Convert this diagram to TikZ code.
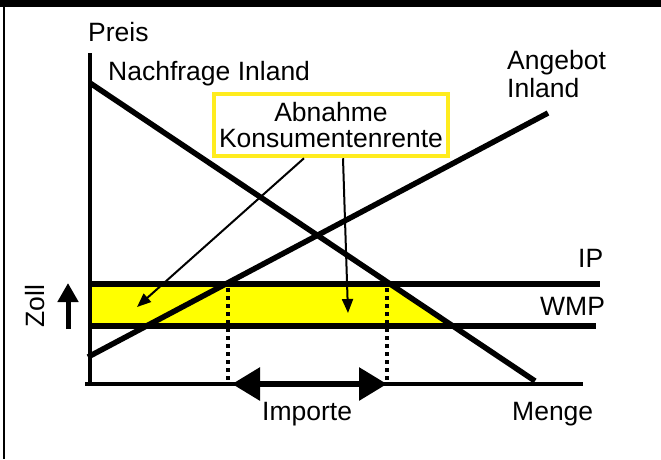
\documentclass[tikz,border=0pt]{standalone}
\usepackage{fontspec}
\setmainfont{Liberation Sans}
\usetikzlibrary{arrows.meta,calc}
\definecolor{bandyellow}{RGB}{255,255,0}
\definecolor{boxyellow}{RGB}{255,236,30}
\begin{document}
\begin{tikzpicture}[x=1pt,y=-1pt,
  font=\fontsize{26.5}{25.5}\selectfont,
  curve/.style={line width=5.5pt},
  level/.style={line width=6pt},
  axis/.style={line width=4.5pt},
  guide/.style={line width=4pt, dash pattern=on 4pt off 4pt},
  lbl/.style={inner sep=0pt, text=black},
  pointer/.style={line width=2pt, -{Triangle[length=14pt,width=11pt]}},
  bigarrow/.style={line width=6pt, {Triangle[length=28pt,width=32pt]}-{Triangle[length=28pt,width=32pt]}},
  zollarrow/.style={line width=5pt, -{Triangle[length=19pt,width=20pt]}},
]
\useasboundingbox (0,0) rectangle (661,459);
% frame
\fill[black] (0,0) rectangle (661,7);
\draw[line width=2.5pt] (4,7) -- (4,459);

% coordinates
\coordinate (ytop) at (90,53);
\coordinate (ybot) at (90,386);
\coordinate (xstart) at (85,384);
\coordinate (xend) at (583,384);
\coordinate (d1) at (90,83);
\coordinate (d2) at (535,381);
\coordinate (s1) at (88,357);
\coordinate (s2) at (548,113);
\coordinate (ip1) at (90,284);
\coordinate (ip2) at (600,284);
\coordinate (w1) at (90,326);
\coordinate (w2) at (596,326);
\coordinate (g1a) at (228,288);
\coordinate (g1b) at (228,382);
\coordinate (g2a) at (387,288);
\coordinate (g2b) at (387,382);
\coordinate (impL) at (232,384);
\coordinate (impR) at (387,384);
\coordinate (zA) at (68,329);
\coordinate (zB) at (68,283);
\coordinate (p1) at (137,307);
\coordinate (p2) at (348,313);

% yellow band
\fill[bandyellow] (90,286) -- (393,286) -- (451,324) -- (90,324) -- cycle;

% guides
\draw[guide] (g1a) -- (g1b);
\draw[guide] (g2a) -- (g2b);

% price levels
\draw[level] (ip1) -- (ip2);
\draw[level] (w1) -- (w2);

% axes
\draw[axis] (ybot) -- (ytop);
\draw[axis] (xstart) -- (xend);

% curves
\draw[curve] (d1) -- (d2);
\draw[curve] (s1) -- (s2);

% imports arrow
\draw[bigarrow] (impL) -- (impR);

% tariff arrow
\draw[zollarrow] (zA) -- (zB);

% box
\node[draw=boxyellow, line width=4.5pt, minimum width=234pt, minimum height=62pt,
      inner sep=0pt, align=center, text=black] (box) at (331,125) {Abnahme\\Konsumentenrente};
\draw[pointer] ([xshift=-27pt]box.south) -- (p1);
\draw[pointer] ([xshift=12pt]box.south) -- (p2);

% labels
\node[lbl, anchor=base west] (preis) at (88,41) {Preis};
\node[lbl, anchor=base west] (nachfrage) at (108,80) {Nachfrage Inland};
\node[lbl, anchor=base west] (angebot1) at (507,69) {Angebot};
\node[lbl, anchor=base west] (angebot2) at (507,97) {Inland};
\node[lbl, anchor=base west] (ip) at (578,267) {IP};
\node[lbl, anchor=base west] (wmp) at (540,315) {WMP};
\node[lbl, anchor=base west] (menge) at (512,420) {Menge};
\node[lbl, anchor=base west] (importe) at (262,420) {Importe};
\node[lbl, anchor=base, rotate=90] (zoll) at (44,306) {Zoll};
\end{tikzpicture}
\end{document}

..............................

■ What to work on
Copy out all the data without changing anything, and drop the pictures.

■ Output
Convert this diagram to TikZ code.
\documentclass[tikz,border=0pt]{standalone}
\usepackage{fontspec}
\setmainfont{Liberation Sans}
\usetikzlibrary{arrows.meta,calc}
\definecolor{bandyellow}{RGB}{255,255,0}
\definecolor{boxyellow}{RGB}{255,236,30}
\begin{document}
\begin{tikzpicture}[x=1pt,y=-1pt,
  font=\fontsize{26.5}{25.5}\selectfont,
  curve/.style={line width=5.5pt},
  level/.style={line width=6pt},
  axis/.style={line width=4.5pt},
  guide/.style={line width=4pt, dash pattern=on 4pt off 4pt},
  lbl/.style={inner sep=0pt, text=black},
  pointer/.style={line width=2pt, -{Triangle[length=14pt,width=11pt]}},
  bigarrow/.style={line width=6pt, {Triangle[length=28pt,width=32pt]}-{Triangle[length=28pt,width=32pt]}},
  zollarrow/.style={line width=5pt, -{Triangle[length=19pt,width=20pt]}},
]
\useasboundingbox (0,0) rectangle (661,459);
% frame
\fill[black] (0,0) rectangle (661,7);
\draw[line width=2.5pt] (4,7) -- (4,459);

% coordinates
\coordinate (ytop) at (90,53);
\coordinate (ybot) at (90,386);
\coordinate (xstart) at (85,384);
\coordinate (xend) at (583,384);
\coordinate (d1) at (90,83);
\coordinate (d2) at (535,381);
\coordinate (s1) at (88,357);
\coordinate (s2) at (548,113);
\coordinate (ip1) at (90,284);
\coordinate (ip2) at (600,284);
\coordinate (w1) at (90,326);
\coordinate (w2) at (596,326);
\coordinate (g1a) at (228,288);
\coordinate (g1b) at (228,382);
\coordinate (g2a) at (387,288);
\coordinate (g2b) at (387,382);
\coordinate (impL) at (232,384);
\coordinate (impR) at (387,384);
\coordinate (zA) at (68,329);
\coordinate (zB) at (68,283);
\coordinate (p1) at (137,307);
\coordinate (p2) at (348,313);

% yellow band
\fill[bandyellow] (90,286) -- (393,286) -- (451,324) -- (90,324) -- cycle;

% guides
\draw[guide] (g1a) -- (g1b);
\draw[guide] (g2a) -- (g2b);

% price levels
\draw[level] (ip1) -- (ip2);
\draw[level] (w1) -- (w2);

% axes
\draw[axis] (ybot) -- (ytop);
\draw[axis] (xstart) -- (xend);

% curves
\draw[curve] (d1) -- (d2);
\draw[curve] (s1) -- (s2);

% imports arrow
\draw[bigarrow] (impL) -- (impR);

% tariff arrow
\draw[zollarrow] (zA) -- (zB);

% box
\node[draw=boxyellow, line width=4.5pt, minimum width=234pt, minimum height=62pt,
      inner sep=0pt, align=center, text=black] (box) at (331,125) {Abnahme\\Konsumentenrente};
\draw[pointer] ([xshift=-27pt]box.south) -- (p1);
\draw[pointer] ([xshift=12pt]box.south) -- (p2);

% labels
\node[lbl, anchor=base west] (preis) at (88,41) {Preis};
\node[lbl, anchor=base west] (nachfrage) at (108,80) {Nachfrage Inland};
\node[lbl, anchor=base west] (angebot1) at (507,69) {Angebot};
\node[lbl, anchor=base west] (angebot2) at (507,97) {Inland};
\node[lbl, anchor=base west] (ip) at (578,267) {IP};
\node[lbl, anchor=base west] (wmp) at (540,315) {WMP};
\node[lbl, anchor=base west] (menge) at (512,420) {Menge};
\node[lbl, anchor=base west] (importe) at (262,420) {Importe};
\node[lbl, anchor=base, rotate=90] (zoll) at (44,306) {Zoll};
\end{tikzpicture}
\end{document}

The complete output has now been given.